Tegen de uitspraak van 12 mei 2005 heeft opposante bij brief van 24 mei 2005, ontvangen ter griffie van de Raad op 31 mei 2005, verzet gedaan.
Het verzet is behandeld ter zitting van de Raad van 5 januari 2006. Daar is opposante in persoon verschenen. Geopposeerde heeft zich ter zitting doen vertegenwoordigen door mr. A. den Held, werkzaam bij de Pensioen- en Uitkeringsraad.
II. MOTIVERING
Blijkens de gedingstukken is opposante bij schrijven van 19 januari 2005, dat is verzonden op 4 februari 2005 naar haar huisadres, gewezen op de verplichting tot betaling van griffierecht. Bij aangetekend verzonden schrijven van 25 februari 2005 is opposante meegedeeld dat het door haar verschuldigde griffierecht binnen vier weken na dagtekening per kas diende te zijn voldaan dan wel op de bankrekening van de Raad diende te zijn bijgeschreven en is haar tevens erop gewezen dat zij er rekening mee diende te houden dat overschrijding van deze termijn niet-ontvankelijkverklaring van het beroep zou betekenen.

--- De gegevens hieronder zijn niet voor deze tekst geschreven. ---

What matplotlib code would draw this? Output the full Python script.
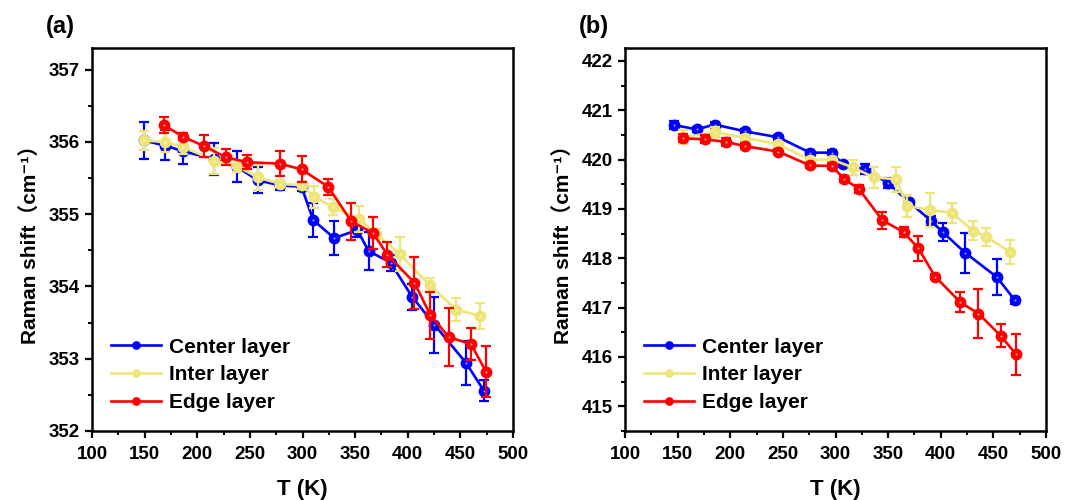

De Raad stelt vast dat de datum waarop het verschuldigde griffierecht per kas diende te zijn betaald dan wel op de bankrekening van de Raad diende te zijn bijgeschreven, 25 maart 2005 was.
Het griffierecht is eerst op 29 maart 2005 op de bankrekening van de Raad bijgeschreven, zodat moet worden vastgesteld dat opposante de in de brief van 25 februari 2005 genoemde termijn van vier weken heeft overschreden.
Het door opposante in verzet aangevoerde, te weten dat zij het schrijven van de Raad van 19 januari 2005 nimmer heeft ontvangen en tussen 13 februari en 27 maart 2005 buiten Israël verbleef, en het verschuldigde griffierecht direct na terugkomst heeft doen overmaken, is geen omstandigheid die voormeld verzuim verschoonbaar doet zijn.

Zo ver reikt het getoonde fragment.